(Jeremy C. Fox for Boston.com)
Grassroots opposition to building a $1 billion resort-style casino at Suffolk Downs is becoming increasingly organized, with dozens of anti-casino residents of East Boston and neighboring communities uniting to share information and strategize.
Some area residents began vocally opposing a casino in their backyard long before lawmakers passed legislation last November to allow gaming in the Commonwealth, and their efforts have increased as the process of considering a resort casino for the site has moved forward.
Residents are building their network of opposition at community meetings and through Facebook groups such as No Eastie Casino and Suffolk Downs Neighbor, both of which have also built websites dedicated to casino opposition.

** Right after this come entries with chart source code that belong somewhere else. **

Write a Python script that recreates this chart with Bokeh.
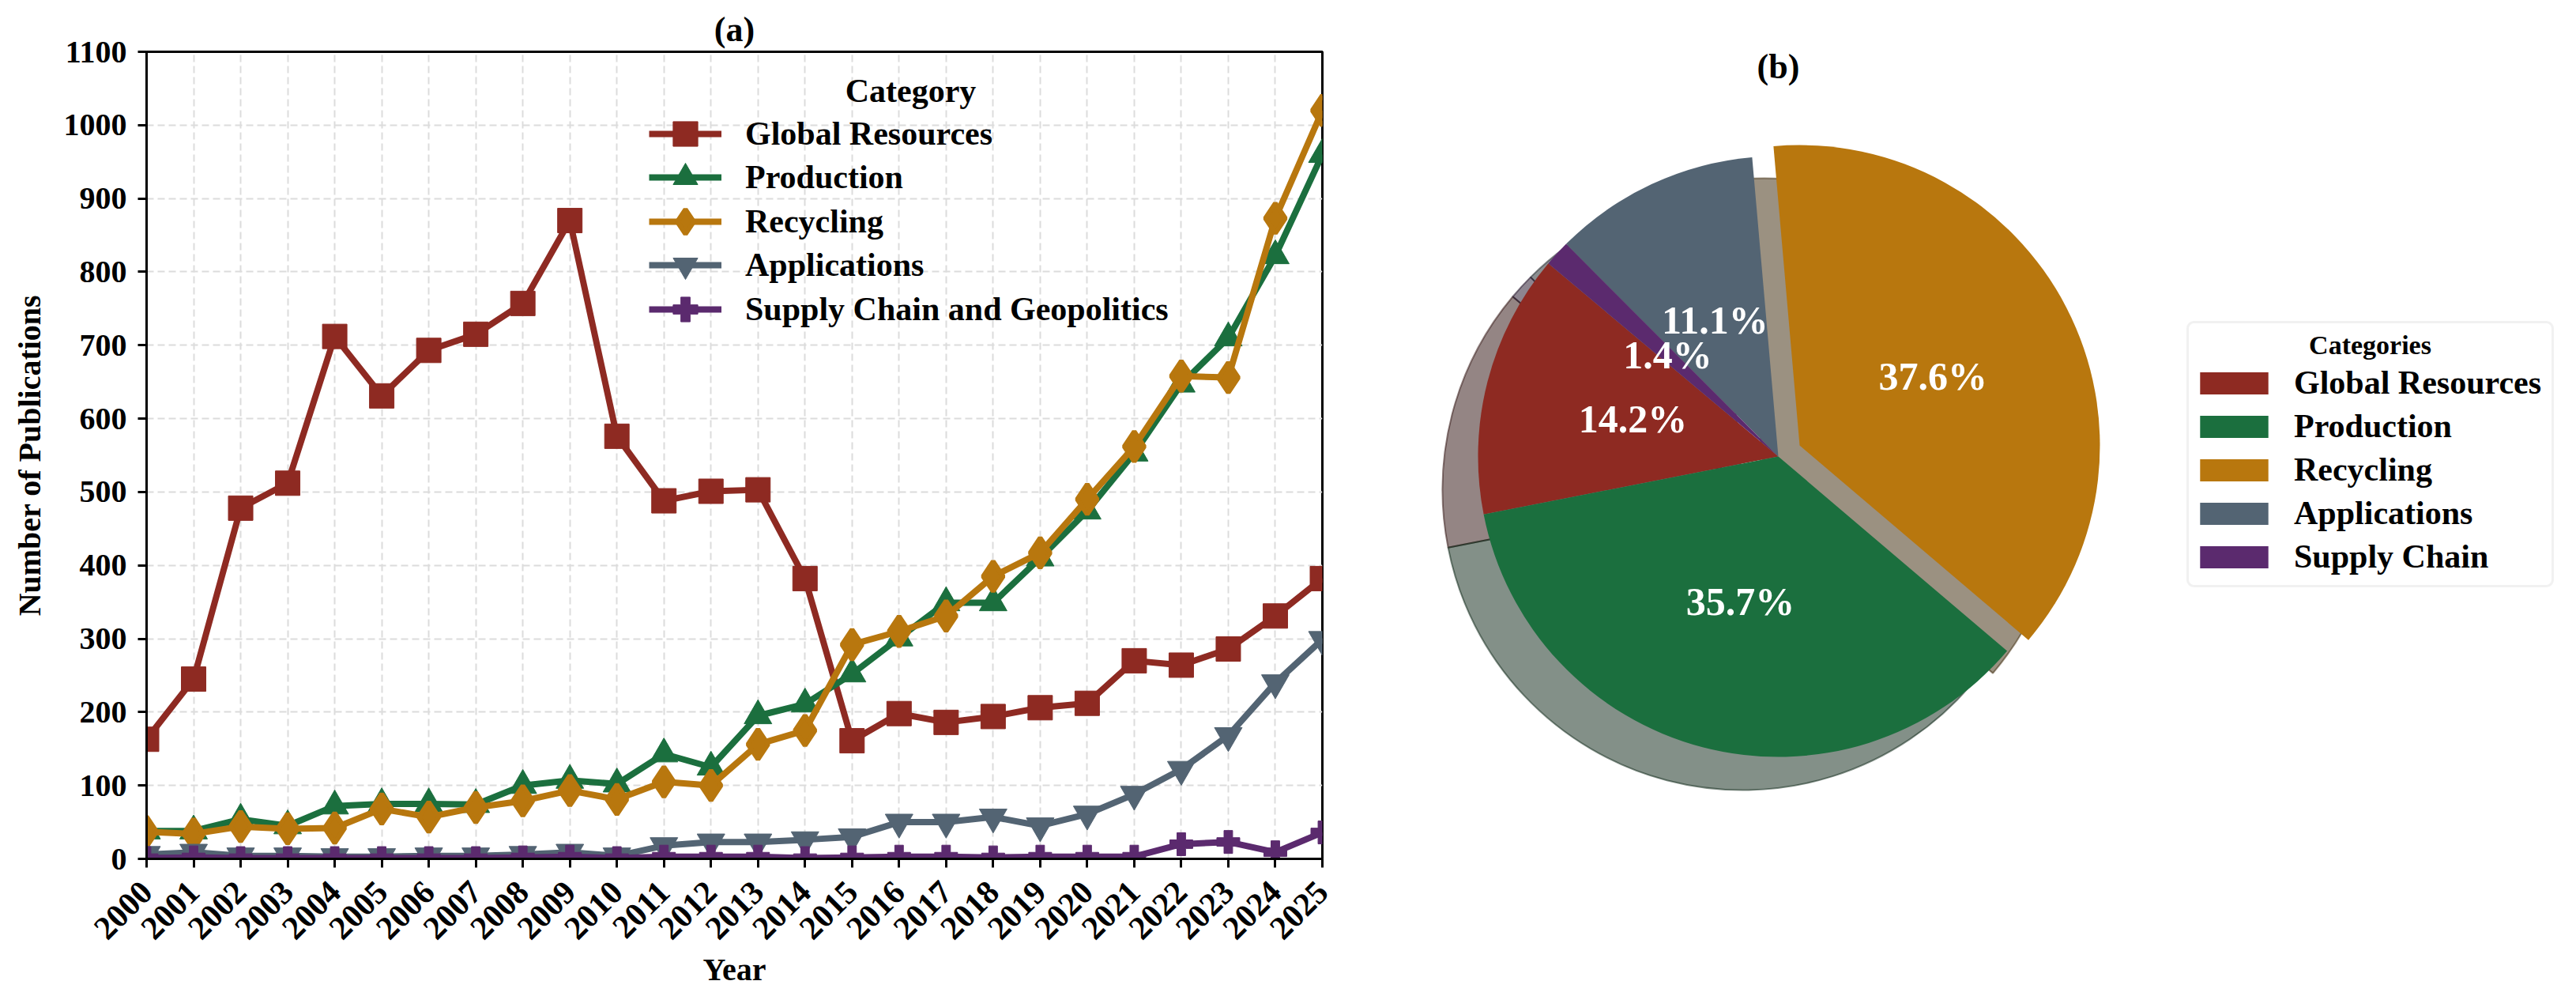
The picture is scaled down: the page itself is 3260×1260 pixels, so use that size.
import math

from bokeh.core.properties import value
from bokeh.embed import file_html
from bokeh.layouts import row
from bokeh.models import (BoxAnnotation, ColumnDataSource, FixedTicker, Label,
                          Legend, LegendItem, Range1d)
from bokeh.plotting import figure
from bokeh.resources import INLINE

# ---------------------------------------------------------------- data
years = list(range(2000, 2026))
year_ticks = list(range(2000, 2026))
count_ticks = list(range(0, 1101, 100))

global_resources = [163, 245, 478, 512, 712, 631, 693, 715, 757, 870, 576, 488, 501,
                    503, 382, 161, 198, 186, 194, 206, 212, 270, 264, 286, 331, 382]
production = [38, 38, 54, 45, 72, 75, 75, 74, 100, 107, 102, 143, 125,
              195, 211, 252, 301, 349, 349, 410, 474, 553, 647, 710, 822, 960]
recycling = [37, 34, 44, 41, 42, 68, 57, 70, 79, 93, 81, 105, 100,
             156, 175, 292, 310, 331, 385, 417, 490, 562, 658, 656, 873, 1020]
applications = [6, 9, 4, 4, 3, 3, 4, 4, 6, 9, 4, 18, 23,
                23, 26, 30, 50, 50, 57, 45, 61, 88, 122, 168, 240, 299]
supply_chain = [1, 2, 1, 1, 1, 1, 1, 1, 2, 3, 1, 3, 3,
                3, 1, 2, 3, 3, 2, 3, 3, 3, 20, 23, 9, 36]

line_categories = ["Global Resources", "Production", "Recycling", "Applications",
                   "Supply Chain and Geopolitics"]

pie_categories = ["Global Resources", "Production", "Recycling", "Applications",
                  "Supply Chain"]
pie_shares = [14.2, 35.7, 37.6, 11.1, 1.4]

# ---------------------------------------------------------------- style
SERIF = "Liberation Serif"
palette = ["#8E2A22", "#1B6F3E", "#B8770E", "#536473", "#5B2A6E"]
# (marker, size, outline width)
markers = [("square", 31, 1), ("triangle", 35, 1), ("diamond", 38, 6),
           ("inverted_triangle", 35, 1), ("plus", 29, 1)]

W_LEFT, W_RIGHT, H = 1720, 1540, 1260
B_TOP, B_BOTTOM = 65, 174

# ---------------------------------------------------------------- (a) line chart
p = figure(width=W_LEFT, height=H, x_range=Range1d(2000, 2025), y_range=Range1d(0, 1100),
           min_border_left=185, min_border_right=47, min_border_top=B_TOP,
           min_border_bottom=B_BOTTOM, toolbar_location=None, output_backend="svg",
           title="(a)")

p.title.align = "center"
p.title.text_font = SERIF
p.title.text_font_size = "44px"
p.title.text_font_style = "bold"
p.title.text_color = "black"
p.title.standoff = 8

p.outline_line_color = "black"
p.outline_line_width = 3

xa = p.xaxis[0]
ya = p.yaxis[0]
for ax in (xa, ya):
    ax.axis_line_width = 3
    ax.axis_line_color = "black"
    ax.major_tick_line_width = 3
    ax.major_tick_line_color = "black"
    ax.major_tick_in = 0
    ax.major_tick_out = 11
    ax.minor_tick_line_color = None
    ax.major_label_text_font = SERIF
    ax.major_label_text_font_style = "bold"
    ax.major_label_text_color = "black"
    ax.axis_label_text_font = SERIF
    ax.axis_label_text_font_style = "bold"
    ax.axis_label_text_font_size = "40px"
    ax.axis_label_text_color = "black"

ya.ticker = FixedTicker(ticks=count_ticks)
ya.major_label_text_font_size = "40px"
ya.major_label_standoff = 14
ya.axis_label = "Number of Publications"
ya.axis_label_standoff = 18

xa.ticker = FixedTicker(ticks=year_ticks)
xa.major_label_orientation = math.pi / 4
xa.major_label_text_font_size = "42px"
xa.major_label_standoff = 24
xa.axis_label = "Year"
xa.axis_label_standoff = 0

p.xgrid.ticker = FixedTicker(ticks=year_ticks)
p.ygrid.ticker = FixedTicker(ticks=count_ticks)
for g in (p.xgrid, p.ygrid):
    g.grid_line_color = "#dcdcdc"
    g.grid_line_width = 2
    g.grid_line_dash = "9 5"

series = [global_resources, production, recycling, applications, supply_chain]
line_items = []
for name, vals, color, (mk, size, lw) in zip(line_categories, series, palette, markers):
    src = ColumnDataSource(dict(year=years, count=vals))
    ln = p.line("year", "count", source=src, line_color=color, line_width=8)
    sc = p.scatter("year", "count", source=src, marker=mk, size=size,
                   fill_color=color, line_color=color, line_width=lw)
    line_items.append(LegendItem(label=name, renderers=[ln, sc]))

# Two interleaved legends: the marker box (which sets the legend marker size)
# is taller than the row pitch, so alternate rows go into separate legends.
legend_style = dict(padding=0, margin=0, spacing=33, glyph_width=92, glyph_height=78,
                    label_standoff=30, label_text_font=SERIF, label_text_font_style="bold",
                    label_text_font_size="42px", label_text_color="black",
                    border_line_alpha=0, background_fill_alpha=0)
p.add_layout(Legend(items=line_items[0::2], location=(636, 656), **legend_style))
p.add_layout(Legend(items=line_items[1::2], location=(636, 712), **legend_style))
p.add_layout(Label(x=967, y=972, x_units="screen", y_units="screen", text="Category",
                   text_align="center", text_baseline="middle", text_font=SERIF,
                   text_font_style="bold", text_font_size="42px", text_color="black"))

# ---------------------------------------------------------------- (b) pie chart
# y data units are pixels measured up from the bottom of the canvas
q = figure(width=W_RIGHT, height=H, x_range=Range1d(0, W_RIGHT),
           y_range=Range1d(B_BOTTOM, H - B_TOP), min_border_left=0, min_border_right=0,
           min_border_top=B_TOP, min_border_bottom=B_BOTTOM,
           toolbar_location=None, output_backend="svg")
q.axis.visible = False
q.grid.visible = False
q.outline_line_color = None

cx, cy, radius = 530, 683, 380
start_deg = 140.0
explode = [0, 0, 0.08, 0, 0]
shadow_dx, shadow_dy = -45, -42

total = sum(pie_shares)
starts, ends, xs, ys, lx, ly = [], [], [], [], [], []
acc = start_deg
for share, ex in zip(pie_shares, explode):
    a0 = acc
    a1 = acc + 360.0 * share / total
    acc = a1
    mid = math.radians((a0 + a1) / 2)
    ox = cx + ex * radius * math.cos(mid)
    oy = cy + ex * radius * math.sin(mid)
    starts.append(math.radians(a0))
    ends.append(math.radians(a1))
    xs.append(ox)
    ys.append(oy)
    lx.append(ox + 0.5 * radius * math.cos(mid))
    ly.append(oy + 0.5 * radius * math.sin(mid))


def darken(hex_color, k=0.3):
    r, g, b = (int(hex_color[i:i + 2], 16) for i in (1, 3, 5))
    return "#%02x%02x%02x" % (int(r * k), int(g * k), int(b * k))


shadow_src = ColumnDataSource(dict(
    x=[x + shadow_dx for x in xs], y=[y + shadow_dy for y in ys],
    start=starts, end=ends, color=[darken(c) for c in palette]))
q.wedge(x="x", y="y", radius=radius, start_angle="start", end_angle="end",
        direction="anticlock", source=shadow_src, fill_color="color", fill_alpha=0.5,
        line_color="color", line_alpha=0.5, line_width=2)

pie_src = ColumnDataSource(dict(x=xs, y=ys, start=starts, end=ends, color=palette,
                                category=pie_categories))
wedges = q.wedge(x="x", y="y", radius=radius, start_angle="start", end_angle="end",
                 direction="anticlock", source=pie_src, fill_color="color", line_color=None)

label_src = ColumnDataSource(dict(x=lx, y=ly, text=["%.1f%%" % s for s in pie_shares]))
q.text(x="x", y="y", text="text", source=label_src, text_align="center",
       text_baseline="middle", text_color="white", text_font=value(SERIF),
       text_font_style="bold", text_font_size="50px")

q.add_layout(Label(x=cx, y=1176, text="(b)", text_align="center", text_baseline="middle",
                   text_font=SERIF, text_font_style="bold", text_font_size="44px",
                   text_color="black"))

q.add_layout(BoxAnnotation(left=1048, right=1510, bottom=519, top=853,
                           fill_color="white", fill_alpha=1.0, line_color="#d0d0d0",
                           line_width=3, border_radius=8))
q.add_layout(Label(x=1279, y=824, text="Categories", text_align="center",
                   text_baseline="middle", text_font=SERIF, text_font_style="bold",
                   text_font_size="34px", text_color="black"))

pie_items = [LegendItem(label=name, renderers=[wedges], index=i)
             for i, name in enumerate(pie_categories)]
legend_b = Legend(items=pie_items, location=(1053, 358), padding=0, margin=0,
                  spacing=7, glyph_width=108, glyph_height=35, label_standoff=22,
                  label_text_font=SERIF, label_text_font_style="bold",
                  label_text_font_size="42px", label_text_color="black",
                  border_line_alpha=0, background_fill_alpha=0)
q.add_layout(legend_b)

layout = row(p, q)
with open("out.html", "w") as fh:
    fh.write(file_html(layout, INLINE))
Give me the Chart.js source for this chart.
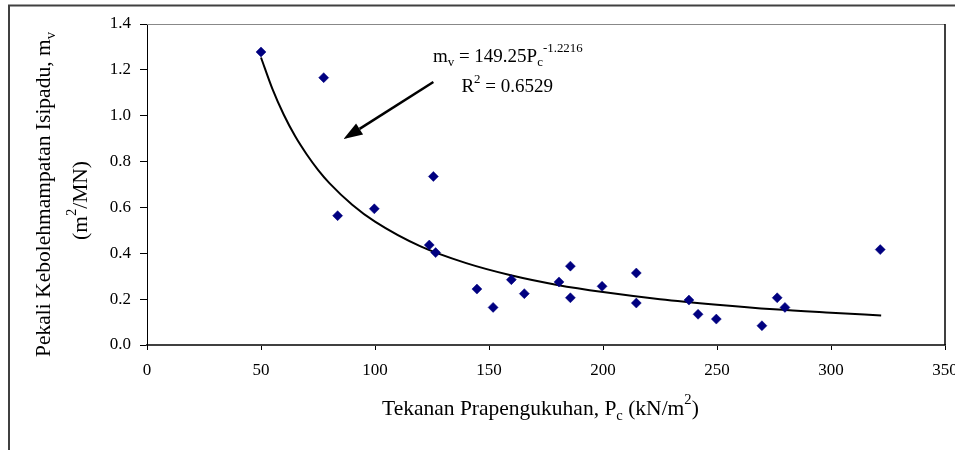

About 40 casino opponents came together at Sacred Heart Catholic Church in East Boston on Wednesday night. At this stage, they said, their first priority is to inform their neighbors and build momentum so that when the time comes for a vote, they have the numbers necessary to defeat Suffolk Downs’ proposal.
Before any casino can open, voters will get a say. In large cities such as Boston, the state casino law limits a referendum to the local ward or neighborhood, unless the mayor and City Council opt for a citywide vote.
Mayor Thomas M. Menino prefers to restrict the vote to East Boston, and there appears to be little enthusiasm among city councilors for fighting the mayor’s wish. Opponents say this makes it crucial to educate residents in East Boston and Revere, where part of Suffolk Downs lies and where residents will also get a vote.
“Anything you can do to help spread the word [will help], because I think a lot of people are hearing one side of the story,” said Brian Gannon, 38, who has lived in East Boston's Jeffries Point section for three years.
John F. Ribeiro, who grew up in East Boston and has now “moved out to the country” in neighboring Winthrop, created the Suffolk Downs Neighbor Facebook page and website and has become a de-facto leader of the grassroots opposition. At Wednesday’s meeting, Ribeiro said he’s up late many nights reading studies and news reports on how casinos operate and their impacts on local communities.
Ribeiro said that through loyalty programs and loans to gamblers, casinos can access credit reports and create complex profiles of their customers, including all debts, assets, and available credit. The casinos, he said, can target individual gamblers and manipulate slot machines in real time to keep them playing until they have exhausted all cash and credit available to them, a concept he said the industry calls “playing to extinction.”
“In two years of studying the issue … I haven’t found a single community that’s better off for adding a casino,” Ribeiro said. “That’s the bottom line for all of this. Our backyard is full. We do enough for the state of Massachusetts, and we don’t need another thing to detract from the way of life here in East Boston.”
Other residents shared Ribeiro’s belief that the neighborhood — already home to Suffolk Downs, Logan International Airport, industrial sites, and hazardous materials storage — shoulders more than its burden of the region’s undesirable facilities.
Orient Heights resident Michael Russo, 42, lives in a home his grandfather bought in 1935 and said he plans to remain in the neighborhood for the rest of his life.
“I don’t think that we need another thing to impact that way of life,” Russo said. “I’m just deeply concerned about the state advocating something that could really topple a lot of the good things that are happening in this neighborhood right now.”
Jessica Curtis, 31, lives with her husband in the Wood Island area of East Boston and is an attorney for a consumer advocacy group. She has read the casino legislation, and she reviewed some of its provisions for her neighbors on Wednesday, explaining the roles of the Massachusetts Gaming Commission and Boston’s Host Community Advisory Committee in deciding where a casino license will be granted and what mitigation efforts will be required.
“One really important thing to note, and the reason why we’re all gathered in this room today, is that both of these decision-making bodies already have assumed that a casino is going to happen, and their job is to make it happen in the best way possible,” Curtis said.
“And one thing that I think is really important for us to keep in mind as a community is that just because something is legal, just because this is now the law, doesn’t mean it’s good for us,” she continued. “There are a lot of things that are legal that are not good for us.”
Curtis exhorted other residents to contribute their ideas and skills to oppose the casino proposal, and several spoke of the need to spread the word to the neighborhood’s immigrant groups in their native languages. The group plans to continue meeting at the church approximately every two weeks as their effort continues.